- [Set task]:
Copy, exactly and only, the lines from the one with "Rebuild this chart" up to and including the one with "period_label_x = [2.55, 6.62]", leaving pictures out.

- [Supplied information]:

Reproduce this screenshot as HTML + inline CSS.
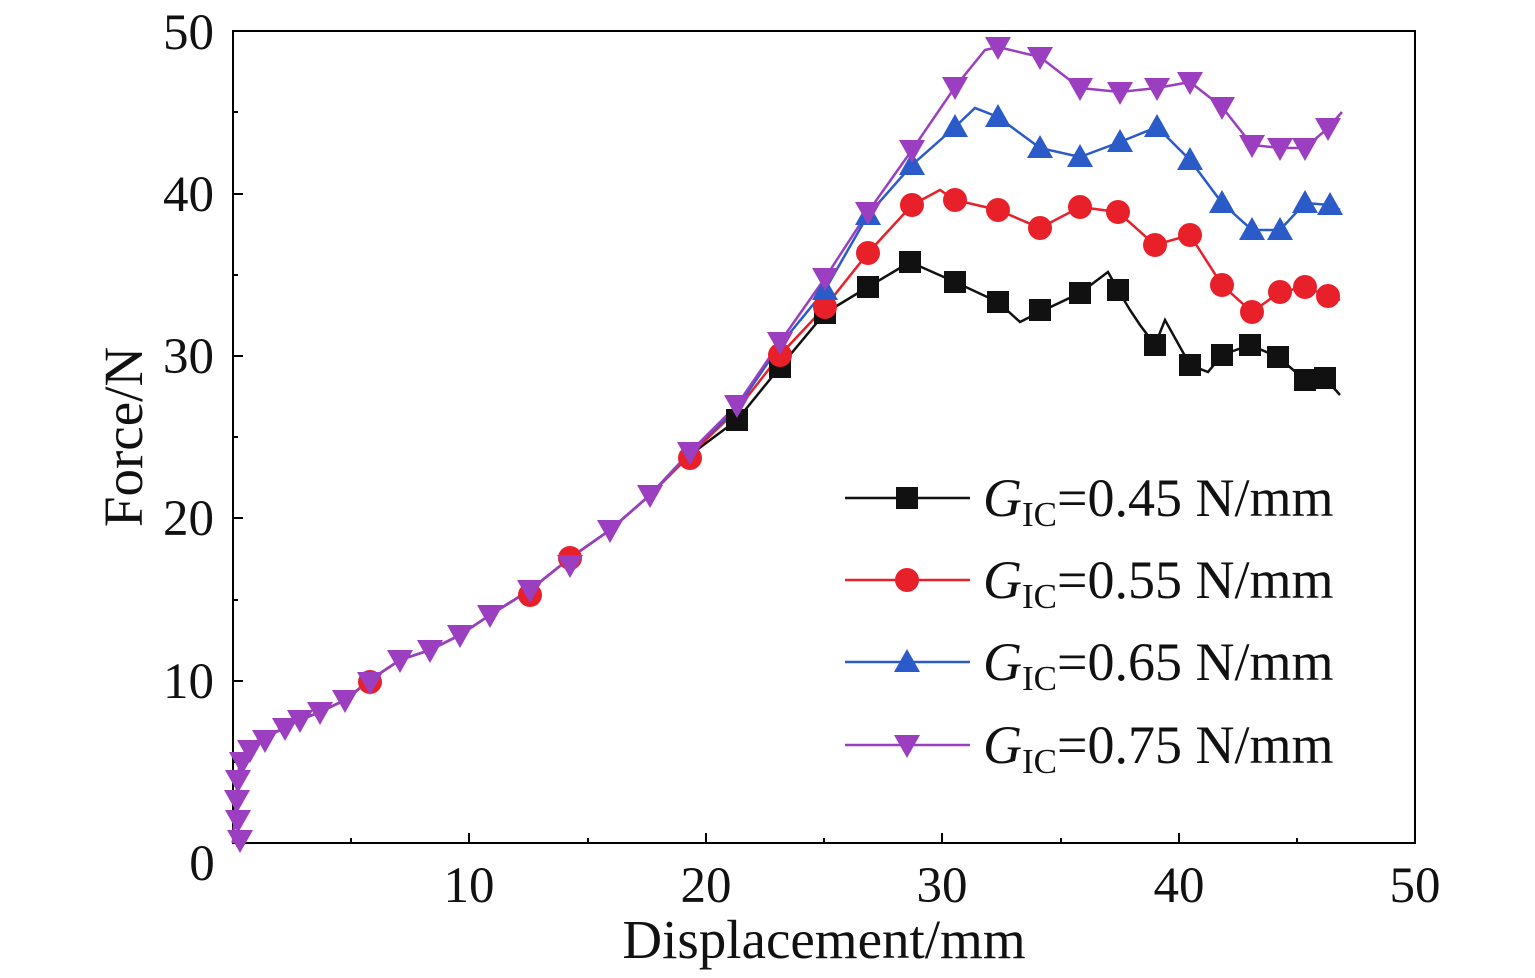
<!DOCTYPE html>
<html><head><meta charset="utf-8"><style>
html,body{margin:0;padding:0;background:#fff;}
svg{display:block;font-family:"Liberation Serif",serif;}
</style></head><body>
<svg width="1535" height="978" viewBox="0 0 1535 978" xmlns="http://www.w3.org/2000/svg">
<defs>
<g id="sq"><rect x="-11" y="-11" width="22" height="22" fill="#111"/></g>
<g id="ci"><circle r="12" fill="#e8202a"/></g>
<g id="tu"><polygon points="0,-13 13,10 -13,10" fill="#2a5bc8"/></g>
<g id="td"><polygon points="0,13 13,-10 -13,-10" fill="#9b3fc0"/></g>
</defs>
<rect x="233" y="31" width="1182" height="812" fill="none" stroke="#000" stroke-width="2"/>
<g stroke="#000" stroke-width="2">
<line x1="469" y1="843" x2="469" y2="833"/><line x1="706" y1="843" x2="706" y2="833"/><line x1="942" y1="843" x2="942" y2="833"/><line x1="1179" y1="843" x2="1179" y2="833"/>
<line x1="351" y1="843" x2="351" y2="838"/><line x1="588" y1="843" x2="588" y2="838"/><line x1="824" y1="843" x2="824" y2="838"/><line x1="1061" y1="843" x2="1061" y2="838"/><line x1="1297" y1="843" x2="1297" y2="838"/>
<line x1="233" y1="681" x2="243" y2="681"/><line x1="233" y1="518" x2="243" y2="518"/><line x1="233" y1="356" x2="243" y2="356"/><line x1="233" y1="194" x2="243" y2="194"/>
<line x1="233" y1="762" x2="238" y2="762"/><line x1="233" y1="600" x2="238" y2="600"/><line x1="233" y1="437" x2="238" y2="437"/><line x1="233" y1="275" x2="238" y2="275"/><line x1="233" y1="112" x2="238" y2="112"/>
</g>
<g font-size="51" fill="#111" text-anchor="middle">
<text x="202" y="880">0</text><text x="469" y="902">10</text><text x="706" y="902">20</text><text x="942" y="902">30</text><text x="1179" y="902">40</text><text x="1415" y="902">50</text>
</g>
<g font-size="51" fill="#111" text-anchor="end">
<text x="214" y="698">10</text><text x="214" y="535">20</text><text x="214" y="373">30</text><text x="214" y="211">40</text><text x="214" y="49">50</text>
</g>
<text x="824" y="958" font-size="55" text-anchor="middle" fill="#111">Displacement/mm</text>
<text x="0" y="0" font-size="55" text-anchor="middle" fill="#111" transform="translate(142,437) rotate(-90)">Force/N</text>

<g fill="none" stroke-width="2.5">
<polyline stroke="#111" points="233,843 236,800 240,760 250,745 270,735 300,720 320,712 345,700 370,680 400,660 430,650 460,635 490,615 530,590 570,558 610,530 650,495 690,455 737,420 780,367 825,313 868,287 910,262 955,282 998,302 1020,322 1040,312 1080,293 1108,272 1118,290 1130,310 1140,325 1155,345 1165,320 1190,365 1208,372 1222,355 1250,345 1278,357 1305,380 1325,378 1340,395"/>
<polyline stroke="#e8202a" points="233,843 236,800 240,760 250,745 270,735 300,720 320,712 345,700 370,680 400,660 430,650 460,635 490,615 530,590 570,558 610,530 650,495 690,455 737,410 780,355 825,307 868,253 912,205 940,190 955,200 998,210 1040,228 1080,207 1118,212 1155,245 1190,235 1222,285 1252,312 1280,292 1305,287 1328,296 1340,300"/>
<polyline stroke="#2a5bc8" points="233,843 236,800 240,760 250,745 270,735 300,720 320,712 345,700 370,680 400,660 430,650 460,635 490,615 530,590 570,558 610,530 650,495 690,452 737,408 780,345 825,290 868,215 912,165 955,127 975,108 998,117 1040,148 1080,157 1120,142 1157,127 1190,160 1222,203 1252,230 1280,230 1305,203 1330,205 1340,210"/>
<polyline stroke="#9b3fc0" points="233,843 236,800 240,760 250,745 270,735 300,720 320,712 345,700 370,680 400,660 430,650 460,635 490,615 530,590 570,558 610,530 650,495 690,452 737,405 780,342 825,278 868,212 912,150 955,87 985,50 998,47 1040,57 1080,88 1120,92 1157,88 1190,82 1222,107 1252,145 1280,148 1305,148 1328,128 1342,112"/>
</g>
<g>
<use href="#sq" x="780" y="367"/><use href="#sq" x="825" y="313"/><use href="#sq" x="868" y="287"/><use href="#sq" x="910" y="262"/><use href="#sq" x="955" y="282"/><use href="#sq" x="998" y="302"/><use href="#sq" x="1040" y="310"/><use href="#sq" x="1080" y="293"/><use href="#sq" x="1118" y="290"/><use href="#sq" x="1155" y="345"/><use href="#sq" x="1190" y="365"/><use href="#sq" x="1222" y="355"/><use href="#sq" x="1250" y="345"/><use href="#sq" x="1278" y="357"/><use href="#sq" x="1305" y="380"/><use href="#sq" x="1325" y="378"/><use href="#sq" x="737" y="420"/>
<use href="#ci" x="868" y="253"/><use href="#ci" x="912" y="205"/><use href="#ci" x="955" y="200"/><use href="#ci" x="998" y="210"/><use href="#ci" x="1040" y="228"/><use href="#ci" x="1080" y="207"/><use href="#ci" x="1118" y="212"/><use href="#ci" x="1155" y="245"/><use href="#ci" x="1190" y="235"/><use href="#ci" x="1222" y="285"/><use href="#ci" x="1252" y="312"/><use href="#ci" x="1280" y="292"/><use href="#ci" x="1305" y="287"/><use href="#ci" x="1328" y="296"/><use href="#ci" x="825" y="307"/><use href="#ci" x="780" y="355"/><use href="#ci" x="690" y="458"/><use href="#ci" x="570" y="558"/><use href="#ci" x="530" y="595"/><use href="#ci" x="370" y="682"/>
<use href="#tu" x="868" y="215"/><use href="#tu" x="912" y="165"/><use href="#tu" x="955" y="127"/><use href="#tu" x="998" y="117"/><use href="#tu" x="1040" y="148"/><use href="#tu" x="1080" y="157"/><use href="#tu" x="1120" y="142"/><use href="#tu" x="1157" y="127"/><use href="#tu" x="1190" y="160"/><use href="#tu" x="1222" y="203"/><use href="#tu" x="1252" y="230"/><use href="#tu" x="1280" y="230"/><use href="#tu" x="1305" y="203"/><use href="#tu" x="1330" y="205"/><use href="#tu" x="825" y="290"/>
<use href="#td" x="240" y="840"/><use href="#td" x="238" y="820"/><use href="#td" x="237" y="800"/><use href="#td" x="238" y="780"/><use href="#td" x="242" y="762"/><use href="#td" x="250" y="750"/><use href="#td" x="265" y="740"/><use href="#td" x="285" y="728"/><use href="#td" x="300" y="720"/><use href="#td" x="320" y="712"/><use href="#td" x="345" y="700"/><use href="#td" x="370" y="682"/><use href="#td" x="400" y="660"/><use href="#td" x="430" y="650"/><use href="#td" x="460" y="635"/><use href="#td" x="490" y="615"/><use href="#td" x="530" y="590"/><use href="#td" x="570" y="565"/><use href="#td" x="610" y="530"/><use href="#td" x="650" y="495"/><use href="#td" x="690" y="452"/><use href="#td" x="737" y="405"/><use href="#td" x="780" y="342"/><use href="#td" x="825" y="278"/><use href="#td" x="868" y="212"/><use href="#td" x="912" y="150"/><use href="#td" x="955" y="87"/><use href="#td" x="998" y="47"/><use href="#td" x="1040" y="57"/><use href="#td" x="1080" y="88"/><use href="#td" x="1120" y="92"/><use href="#td" x="1157" y="88"/><use href="#td" x="1190" y="82"/><use href="#td" x="1222" y="107"/><use href="#td" x="1252" y="145"/><use href="#td" x="1280" y="148"/><use href="#td" x="1305" y="148"/><use href="#td" x="1328" y="128"/>
</g>
<g stroke-width="2.5">
<line x1="845" y1="498" x2="970" y2="498" stroke="#111"/><use href="#sq" x="907" y="498"/>
<line x1="845" y1="580" x2="970" y2="580" stroke="#e8202a"/><use href="#ci" x="907" y="580"/>
<line x1="845" y1="662" x2="970" y2="662" stroke="#2a5bc8"/><use href="#tu" x="907" y="662"/>
<line x1="845" y1="745" x2="970" y2="745" stroke="#9b3fc0"/><use href="#td" x="907" y="745"/>
</g>
<g font-size="54" fill="#111">
<text x="983" y="516"><tspan font-style="italic">G</tspan><tspan font-size="35" dy="10">IC</tspan><tspan dy="-10">=0.45 N/mm</tspan></text>
<text x="983" y="598"><tspan font-style="italic">G</tspan><tspan font-size="35" dy="10">IC</tspan><tspan dy="-10">=0.55 N/mm</tspan></text>
<text x="983" y="680"><tspan font-style="italic">G</tspan><tspan font-size="35" dy="10">IC</tspan><tspan dy="-10">=0.65 N/mm</tspan></text>
<text x="983" y="763"><tspan font-style="italic">G</tspan><tspan font-size="35" dy="10">IC</tspan><tspan dy="-10">=0.75 N/mm</tspan></text>
</g>
</svg>
</body></html>
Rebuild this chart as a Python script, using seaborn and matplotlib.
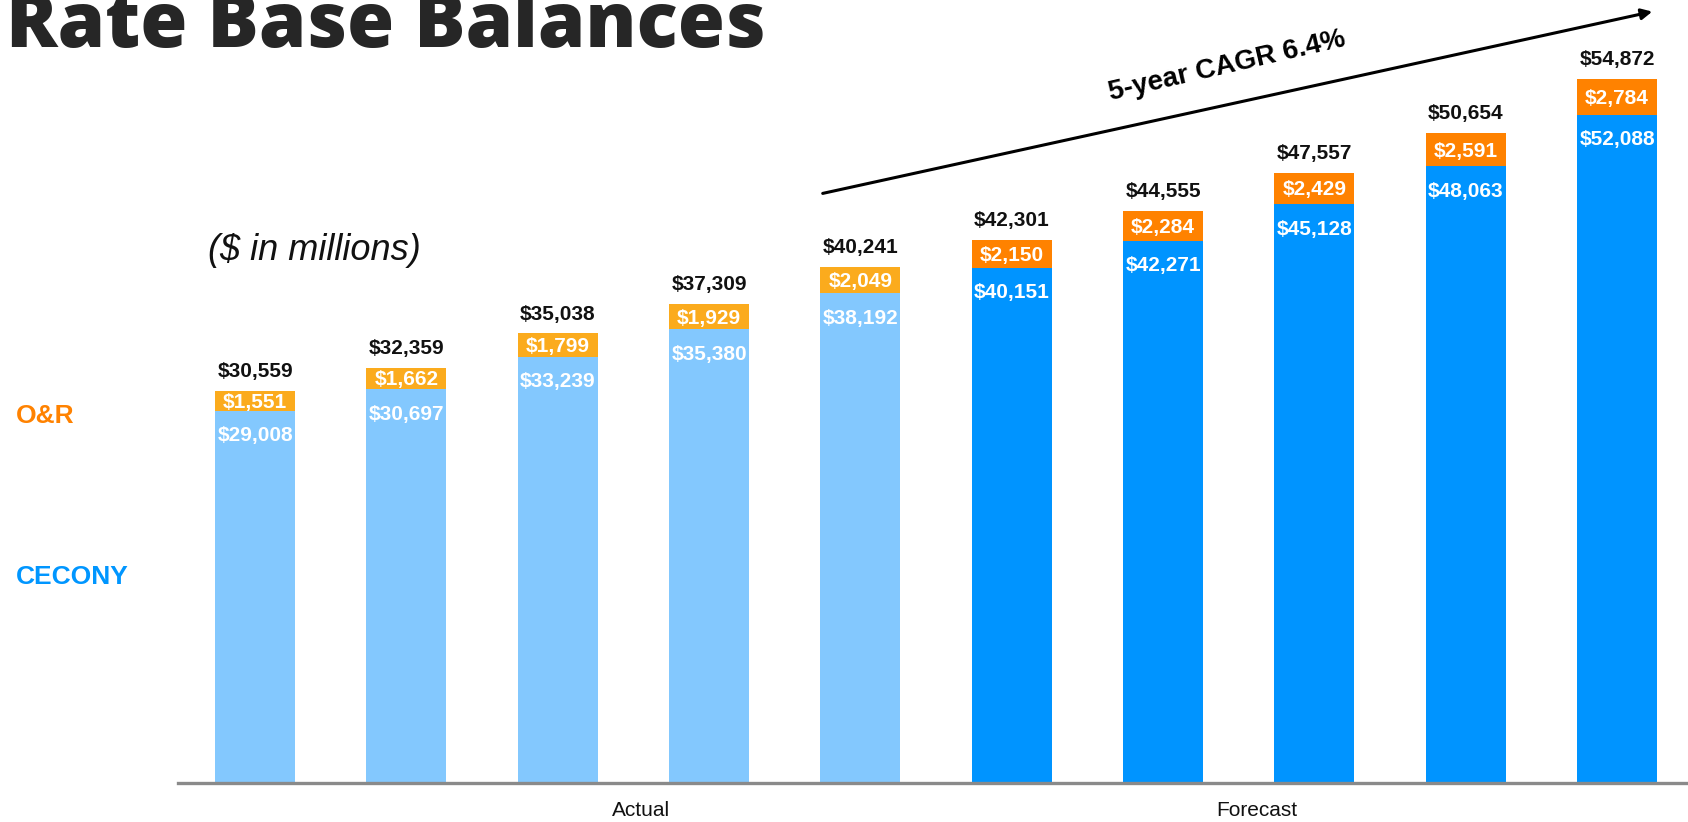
import numpy as np
import pandas as pd
import matplotlib
matplotlib.use("Agg")
import matplotlib.pyplot as plt
import seaborn as sns

# Rate base values ($ millions), one bar per year slot (no year labels on the chart)
bar_ids = list(range(10))
period = ["Actual"] * 5 + ["Forecast"] * 5
cecony = [29008, 30697, 33239, 35380, 38192, 40151, 42271, 45128, 48063, 52088]
orr = [1551, 1662, 1799, 1929, 2049, 2150, 2284, 2429, 2591, 2784]
total = [30559, 32359, 35038, 37309, 40241, 42301, 44555, 47557, 50654, 54872]
period_labels = ["Actual", "Forecast"]
period_label_x = [2.55, 6.62]

df = pd.DataFrame({"slot": bar_ids, "period": period, "cecony": cecony, "orr": orr, "total": total})

sns.set_style("white")
plt.rcParams["font.family"] = ["Liberation Sans", "DejaVu Sans"]

fig = plt.figure(figsize=(16.88, 8.22), dpi=100)
ax = fig.add_axes([178 / 1688, 39 / 822, 1 - 178 / 1688, 783 / 822])

orr_pal = {"Actual": "#FBAB1D", "Forecast": "#FF8200"}
ce_pal = {"Actual": "#83C8FE", "Forecast": "#0094FF"}

# stacked bars: draw the totals in O&R colour, then CECONY over them
sns.barplot(data=df, x="slot", y="total", hue="period", palette=orr_pal, saturation=1,
            dodge=False, width=0.53, linewidth=0, legend=False, ax=ax)
sns.barplot(data=df, x="slot", y="cecony", hue="period", palette=ce_pal, saturation=1,
            dodge=False, width=0.53, linewidth=0, legend=False, ax=ax)

ax.set_xlim(-0.509, 9.469)
ax.set_ylim(0, 61030)
ax.set_xticks([])
ax.set_yticks([])
ax.set_xlabel("")
ax.set_ylabel("")
sns.despine(ax=ax, left=True)
ax.spines["bottom"].set_color("#8a8a8a")
ax.spines["bottom"].set_linewidth(2.4)

for i in bar_ids:
    ax.annotate(f"${total[i]:,}", (i, total[i]), xytext=(0, 10), textcoords="offset points",
                ha="center", va="baseline", fontsize=15, fontweight="bold", color="#111111")
    ax.annotate(f"${orr[i]:,}", (i, cecony[i] + orr[i] / 2), xytext=(0, -1), textcoords="offset points",
                ha="center", va="center", fontsize=15, fontweight="bold", color="white")
    ax.annotate(f"${cecony[i]:,}", (i, cecony[i]), xytext=(0, -18), textcoords="offset points",
                ha="center", va="center", fontsize=15, fontweight="bold", color="white")

for lab, xp in zip(period_labels, period_label_x):
    ax.text(xp, -0.0345, lab, transform=ax.get_xaxis_transform(), ha="center", va="center",
            fontsize=15, color="#111111", clip_on=False)

# title, cut off at the left and top edges like the slide
fig.text(766 / 1688, 1 - 47 / 822, "Rate Base Balances", ha="right", va="baseline",
         fontsize=55, fontweight=800, family=["Open Sans", "Liberation Sans"], color="#262626")
fig.text(208 / 1688, 1 - 251 / 822, "($ in millions)", ha="left", va="center",
         fontsize=26, style="italic", color="#111111")
fig.text(16 / 1688, 1 - 416 / 822, "O&R", ha="left", va="center",
         fontsize=19, fontweight="bold", color="#FF8200")
fig.text(16 / 1688, 1 - 577 / 822, "CECONY", ha="left", va="center",
         fontsize=19, fontweight="bold", color="#0096FF")

# growth arrow
ax.annotate("", xy=(1655 / 1688, 1 - 11 / 822), xytext=(820 / 1688, 1 - 194 / 822),
            xycoords="figure fraction", textcoords="figure fraction",
            arrowprops=dict(arrowstyle="-|>", color="black", lw=2.2, mutation_scale=16))
fig.text(1227 / 1688, 1 - 66 / 822, "5-year CAGR 6.4%", ha="center", va="center",
         rotation=13, rotation_mode="anchor", fontsize=20, fontweight="bold", color="black")

fig.savefig("out.png", dpi=100)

- [Result]:
Rebuild this chart as a Python script, using seaborn and matplotlib.
import numpy as np
import pandas as pd
import matplotlib
matplotlib.use("Agg")
import matplotlib.pyplot as plt
import seaborn as sns

# Rate base values ($ millions), one bar per year slot (no year labels on the chart)
bar_ids = list(range(10))
period = ["Actual"] * 5 + ["Forecast"] * 5
cecony = [29008, 30697, 33239, 35380, 38192, 40151, 42271, 45128, 48063, 52088]
orr = [1551, 1662, 1799, 1929, 2049, 2150, 2284, 2429, 2591, 2784]
total = [30559, 32359, 35038, 37309, 40241, 42301, 44555, 47557, 50654, 54872]
period_labels = ["Actual", "Forecast"]
period_label_x = [2.55, 6.62]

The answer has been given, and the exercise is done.